WASHINGTON – Many children in special education classes may not belong there, the government says.
A new policy is aimed at intervening early with intensive teaching to give struggling students a chance to succeed in regular classrooms and escape the “special ed” label.
There are nearly seven million special education students in the United States, and roughly half have learning disabilities. Most of those are reading related, such as dyslexia or problems in processing information.
The Bush administration, following passage of a broad special education law, issued rules in October that rewrote the way schools determine if a child has a learning disability.
States have largely relied on a 1970s-era method that looks for disparities between a child’s IQ and achievement scores.

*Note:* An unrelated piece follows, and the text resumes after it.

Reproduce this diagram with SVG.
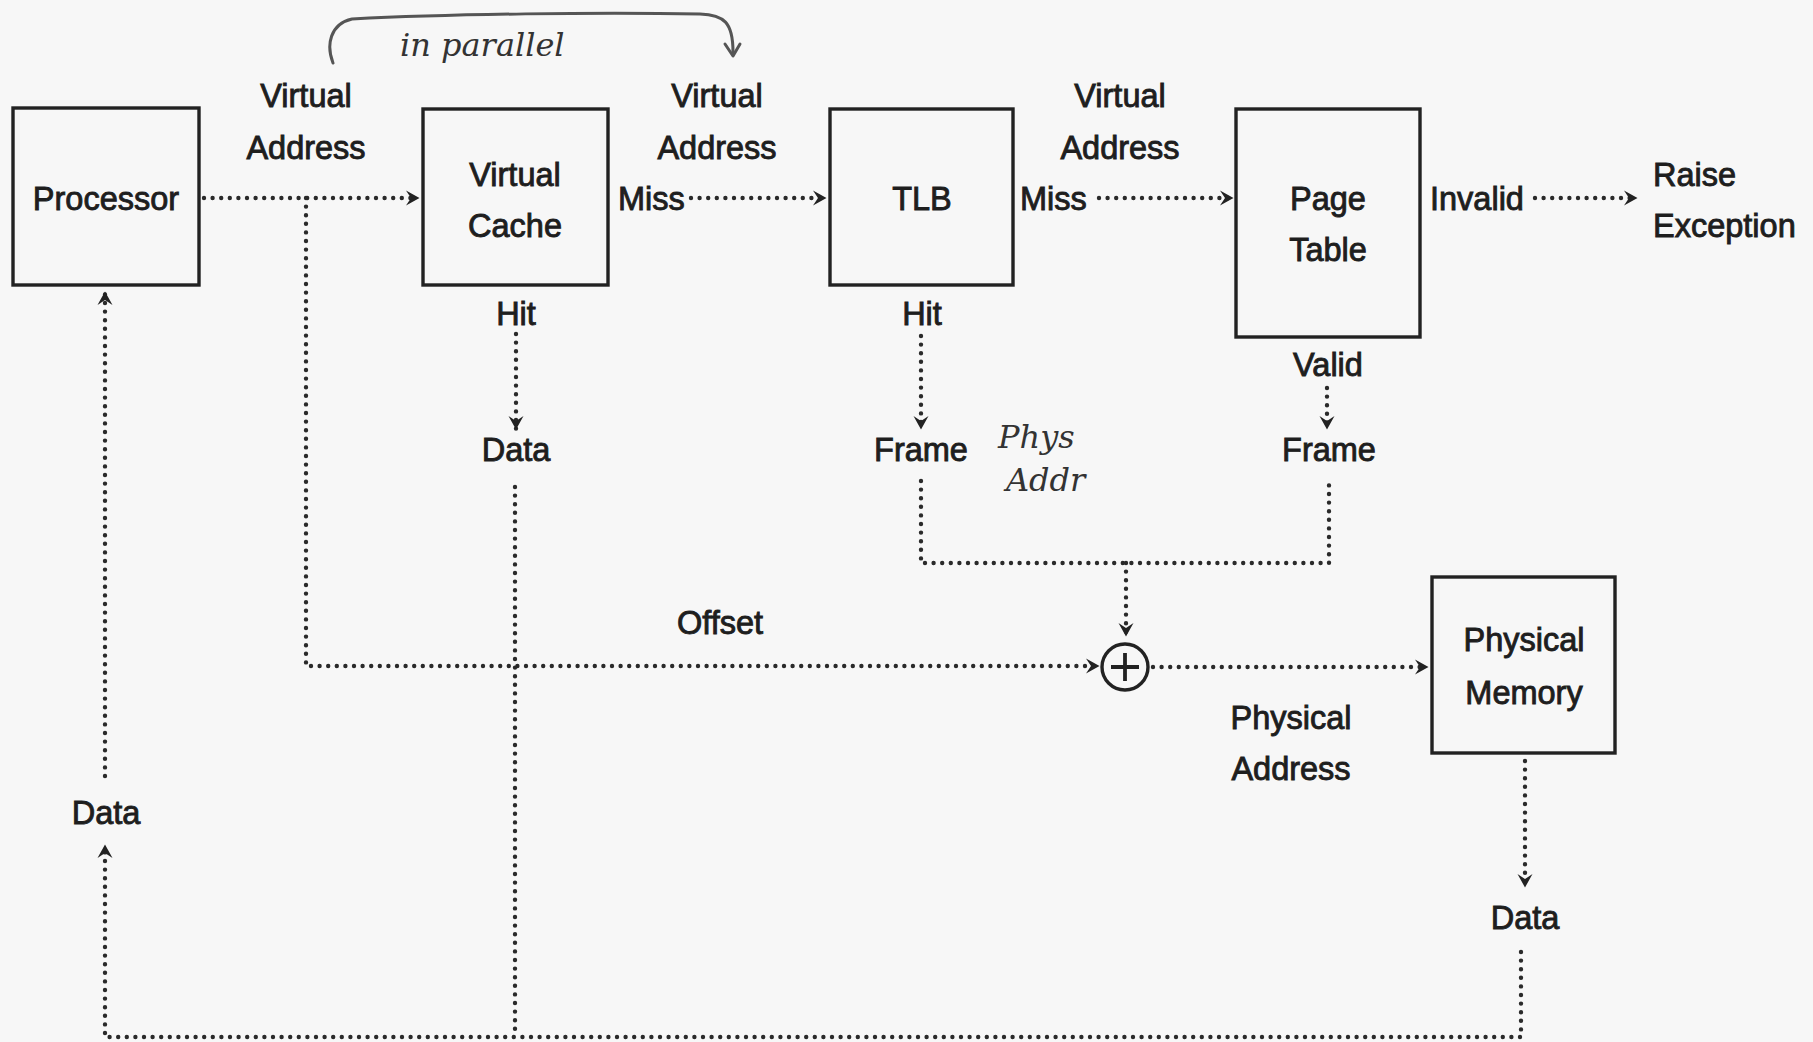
<svg xmlns="http://www.w3.org/2000/svg" width="1813" height="1042" viewBox="0 0 1813 1042">
<style>
.bg{fill:#f7f7f7}
.box{fill:none;stroke:#222;stroke-width:3.4}
.t{font-family:"Liberation Sans",Arial,sans-serif;font-size:32.5px;fill:#1e1e1e;text-anchor:middle;stroke:#1e1e1e;stroke-width:0.9}
.tl{text-anchor:start}
.dot{fill:none;stroke:#2a2a2a;stroke-width:4.4;stroke-dasharray:0 8.6;stroke-linecap:round}
.hand{font-family:"DejaVu Serif",serif;font-style:italic;fill:#333;font-size:32px}
.handline{fill:none;stroke:#555;stroke-width:3;stroke-linecap:round;stroke-linejoin:round}
</style>
<defs>
<marker id="ah" viewBox="0 0 18 18" markerWidth="18" markerHeight="18" refX="15" refY="9" orient="auto" markerUnits="userSpaceOnUse">
<path d="M2,1.5 L15.5,9 L2,16.5 L7,9 Z" fill="#222"/>
</marker>
</defs>
<rect class="bg" x="0" y="0" width="1813" height="1042"/>

<g id="connectors">
<path class="dot" d="M204,198 L419,198" marker-end="url(#ah)"/>
<path class="dot" d="M306,198 L306,666 L1099,666" marker-end="url(#ah)"/>
<path class="dot" d="M691,198 L826,198" marker-end="url(#ah)"/>
<path class="dot" d="M1099,198 L1233,198" marker-end="url(#ah)"/>
<path class="dot" d="M1535,198 L1637,198" marker-end="url(#ah)"/>
<path class="dot" d="M516,334 L516,429" marker-end="url(#ah)"/>
<path class="dot" d="M921,336 L921,429" marker-end="url(#ah)"/>
<path class="dot" d="M1327,388 L1327,429" marker-end="url(#ah)"/>
<path class="dot" d="M921,481 L921,563 L1329,563 L1329,481"/>
<path class="dot" d="M1126,563 L1126,636" marker-end="url(#ah)"/>
<path class="dot" d="M1153,667 L1428,667" marker-end="url(#ah)"/>
<path class="dot" d="M1525,761 L1525,887" marker-end="url(#ah)"/>
<path class="dot" d="M1521,952 L1521,1037 L105,1037 L105,845" marker-end="url(#ah)"/>
<path class="dot" d="M105,776 L105,292" marker-end="url(#ah)"/>
<path class="dot" d="M515,487 L515,1037"/>
</g>

<g id="processor">
<rect class="box" x="13" y="108" width="186" height="177"/>
<text class="t" x="106" y="210">Processor</text>
</g>
<g id="virtual-cache">
<rect class="box" x="423" y="109" width="185" height="176"/>
<text class="t" x="515" y="186">Virtual</text>
<text class="t" x="515" y="237">Cache</text>
</g>
<g id="tlb">
<rect class="box" x="830" y="109" width="183" height="176"/>
<text class="t" x="922" y="210">TLB</text>
</g>
<g id="page-table">
<rect class="box" x="1236" y="109" width="184" height="228"/>
<text class="t" x="1328" y="210">Page</text>
<text class="t" x="1328" y="261">Table</text>
</g>
<g id="physical-memory">
<rect class="box" x="1432" y="577" width="183" height="176"/>
<text class="t" x="1524" y="651">Physical</text>
<text class="t" x="1524" y="704">Memory</text>
</g>
<g id="adder">
<circle cx="1125" cy="667" r="23" fill="none" stroke="#222" stroke-width="3.4"/>
<path d="M1111,667 H1139 M1125,653 V681" stroke="#222" stroke-width="3.8" fill="none"/>
</g>
<g id="raise-exception">
<text class="t tl" x="1653" y="186">Raise</text>
<text class="t tl" x="1653" y="237">Exception</text>
</g>

<g id="labels">
<text class="t" x="306" y="107">Virtual</text>
<text class="t" x="306" y="159">Address</text>
<text class="t" x="717" y="107">Virtual</text>
<text class="t" x="717" y="159">Address</text>
<text class="t tl" x="618" y="210">Miss</text>
<text class="t" x="1120" y="107">Virtual</text>
<text class="t" x="1120" y="159">Address</text>
<text class="t tl" x="1020" y="210">Miss</text>
<text class="t tl" x="1430" y="210">Invalid</text>
<text class="t" x="516" y="325">Hit</text>
<text class="t" x="516" y="461">Data</text>
<text class="t" x="922" y="325">Hit</text>
<text class="t" x="921" y="461">Frame</text>
<text class="t" x="1328" y="376">Valid</text>
<text class="t" x="1329" y="461">Frame</text>
<text class="t" x="720" y="634">Offset</text>
<text class="t" x="1291" y="729">Physical</text>
<text class="t" x="1291" y="780">Address</text>
<text class="t" x="106" y="824">Data</text>
<text class="t" x="1525" y="929">Data</text>
</g>

<g id="annotations">
<path class="handline" d="M333,63 C326,45 330,24 352,19 C450,14 600,12 700,14 C724,15 733,22 733,52"/>
<path class="handline" d="M725,44 L733,56 L740,44"/>
<text class="hand" x="400" y="56">in parallel</text>
<text class="hand" x="998" y="448" font-size="36">Phys</text>
<text class="hand" x="1006" y="491" font-size="36">Addr</text>
</g>
</svg>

“The fundamental concept here is unexpected underachievement,” said Tom Hehir, a special education expert at Harvard University. He said a child with a normal IQ who is lagging behind in learning would generally be identified as having a learning disability.
Such a diagnosis often is made around fourth grade. At younger ages IQ tests are seen as less reliable, and it often takes that long for severe achievement problems to become apparent.
But that, critics say, is a wait-to-fail approach. They point to research showing that intervening early can make it easier for children to overcome their problems.
Under the new rules, states can no longer rely solely on the IQ-vs.-achievement method. Instead the guidelines give states more latitude, allowing them, for example, to observe how well children respond to intensive instruction in the subjects where they’re having problems.
The new federal rules also make another important change: they allow schools for the first time to use up to 15 percent of their special education funds to provide the required early intervention. That could help reduce the number of children who ultimately are labeled as learning disabled.
Schools nationwide get roughly $11 billion a year in federal money for special education.